Memory devices are used to store data. The memory devices are classified into volatile memory devices and nonvolatile memory devices. Data stored in volatile memory devices are disappeared when their power supplies are interrupted while data stored in nonvolatile memory devices are retained even when their power supplies are interrupted.
Since nonvolatile memory devices can store data using a low power, they are in the limelight as a storage medium of a portable device. There is a flash memory device as a kind of a nonvolatile memory device. In below, a flash memory device is described as an example of a nonvolatile memory device. However, a range of the present inventive concept is not limited to this but can be applied to other nonvolatile memory devices (e.g., a charge trap flash memory, PRAM, FRAM, MRAM or the like).
Data stored in a memory cell of a flash memory device (or a charge trap flash memory) is distinguished by measuring a threshold voltage of a memory cell. A threshold voltage of a memory cell is determined depending on the number of electrons stored in a floating gate. As the number of electrons stored in a floating gate increases, a threshold voltage becomes high.

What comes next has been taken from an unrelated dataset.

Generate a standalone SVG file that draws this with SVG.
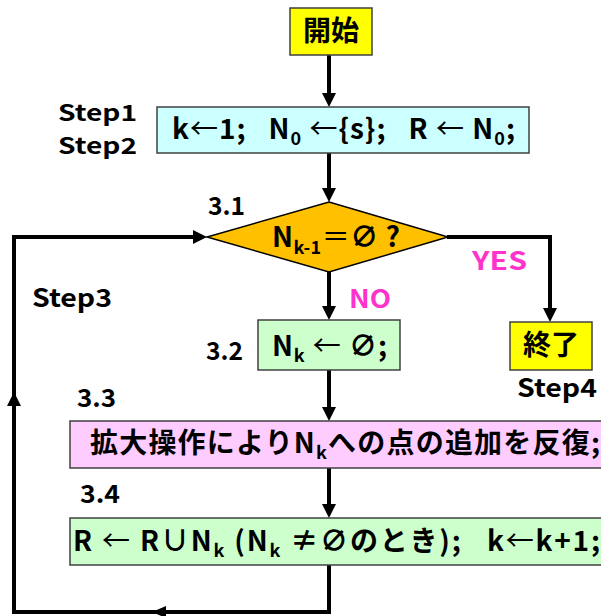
<svg xmlns="http://www.w3.org/2000/svg" width="601" height="616" viewBox="0 0 601 616">
<style>
text{font-family:"Noto Sans CJK JP","Noto Sans",sans-serif;font-weight:bold;fill:#000;white-space:pre}
.main{font-size:28px}
.lbl{font-size:25px}
.stp{font-size:22px}
.sub{font-size:18px}
.mag{fill:#ff33cc;font-size:25px}
.box{stroke:#404040;stroke-width:1.5}
.ln{fill:none;stroke:#000;stroke-width:4}
.ah{fill:#000}
.thin{font-weight:normal}
</style>
<rect width="601" height="616" fill="#fff"/>
<g id="edges">
<line class="ln" x1="329" y1="55" x2="329" y2="95"/>
<polygon class="ah" points="322,93 336,93 329,107"/>
<line class="ln" x1="329" y1="153" x2="329" y2="190"/>
<polygon class="ah" points="322,188 336,188 329,202"/>
<polyline class="ln" points="447,237 550,237 550,310"/>
<polygon class="ah" points="543,308 557,308 550,322"/>
<line class="ln" x1="329" y1="272" x2="329" y2="308"/>
<polygon class="ah" points="322,306 336,306 329,320"/>
<line class="ln" x1="329" y1="370" x2="329" y2="409"/>
<polygon class="ah" points="322,407 336,407 329,421"/>
<line class="ln" x1="329" y1="468" x2="329" y2="506"/>
<polygon class="ah" points="322,504 336,504 329,518"/>
<polyline class="ln" points="329,565 329,612 14,612 14,237 195,237"/>
<polygon class="ah" points="193,230 193,244 207,237"/>
<polygon class="ah" points="7,406 21,406 14,392"/>
<polygon class="ah" points="166,606 166,618 152,612"/>
</g>
<g id="start">
<rect class="box" x="290" y="8" width="82" height="47" fill="#ffff00"/>
<text class="main" x="331" y="41" text-anchor="middle">開始</text>
</g>
<g id="init">
<rect class="box" x="157" y="107" width="372" height="46" fill="#ccffff"/>
<text class="main" x="172" y="139" textLength="343" lengthAdjust="spacing">k<tspan class="thin">←</tspan>1;   N<tspan class="sub" dy="6">0</tspan><tspan dy="-6"> <tspan class="thin">←</tspan>{s};   R <tspan class="thin">←</tspan> N</tspan><tspan class="sub" dy="6">0</tspan><tspan dy="-6">;</tspan></text>
</g>
<g id="cond">
<polygon points="329,202 448,237 329,272 207,237" fill="#ffc000" stroke="#000" stroke-width="1.5"/>
<text class="main" x="272" y="247" textLength="128" lengthAdjust="spacing">N<tspan class="sub" dy="7">k-1</tspan><tspan dy="-7" class="thin">＝</tspan><tspan>∅ ?</tspan></text>
</g>
<g id="end">
<rect class="box" x="510" y="322" width="82" height="48" fill="#ffff00"/>
<text class="main" x="551" y="355" text-anchor="middle">終了</text>
</g>
<g id="s32">
<rect class="box" x="258" y="320" width="142" height="50" fill="#ccffcc"/>
<text class="main" x="272" y="356" textLength="115" lengthAdjust="spacing">N<tspan class="sub" dy="6">k</tspan><tspan dy="-6"> <tspan class="thin">←</tspan> ∅;</tspan></text>
</g>
<g id="s33">
<rect class="box" x="70" y="421" width="540" height="47" fill="#ffccff"/>
<text class="main" x="90" y="453" textLength="510" lengthAdjust="spacing">拡大操作によりN<tspan class="sub" dy="6">k</tspan><tspan dy="-6">への点の追加を反復;</tspan></text>
</g>
<g id="s34">
<rect class="box" x="70" y="518" width="540" height="47" fill="#ccffcc"/>
<text class="main" x="73" y="551" textLength="527" lengthAdjust="spacing">R <tspan class="thin">←</tspan> R∪N<tspan class="sub" dy="6">k</tspan><tspan dy="-6"> (N</tspan><tspan class="sub" dy="6">k</tspan><tspan dy="-6"> ≠∅のとき);   k<tspan class="thin">←</tspan>k+1;</tspan></text>
</g>
<g id="labels">
<text class="stp" x="58" y="121" textLength="79" lengthAdjust="spacingAndGlyphs">Step1</text>
<text class="stp" x="58" y="154" textLength="79" lengthAdjust="spacingAndGlyphs">Step2</text>
<text class="lbl" x="32" y="307" textLength="80" lengthAdjust="spacingAndGlyphs">Step3</text>
<text class="lbl" x="517" y="397" textLength="80" lengthAdjust="spacingAndGlyphs">Step4</text>
<text class="lbl" x="208" y="215" textLength="37" lengthAdjust="spacingAndGlyphs">3.1</text>
<text class="lbl" x="206" y="360" textLength="37" lengthAdjust="spacingAndGlyphs">3.2</text>
<text class="lbl" x="77" y="407" textLength="39" lengthAdjust="spacingAndGlyphs">3.3</text>
<text class="lbl" x="80" y="503" textLength="40" lengthAdjust="spacingAndGlyphs">3.4</text>
<text class="mag" x="472" y="270" textLength="55" lengthAdjust="spacingAndGlyphs">YES</text>
<text class="mag" x="349" y="308" textLength="42" lengthAdjust="spacingAndGlyphs">NO</text>
</g>
</svg>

Electrons stored in a floating gate may be leaked by many causes. Electrons stored in a floating gate may be leaked by an external stimulus (e.g., heat). Also, electrons stored in a floating gate may be leaked by wear of a memory cell. A repetition of an access operation in a flash memory device wears an insulating layer disposed between a channel region and a floating gate. The access operation includes a program operation, an erasing operation and a read operation. If an insulating layer is worn, charges stored in a floating gate are easily leaked. A decrease of a threshold voltage causes a read error, thereby degrading reliability of a flash memory device.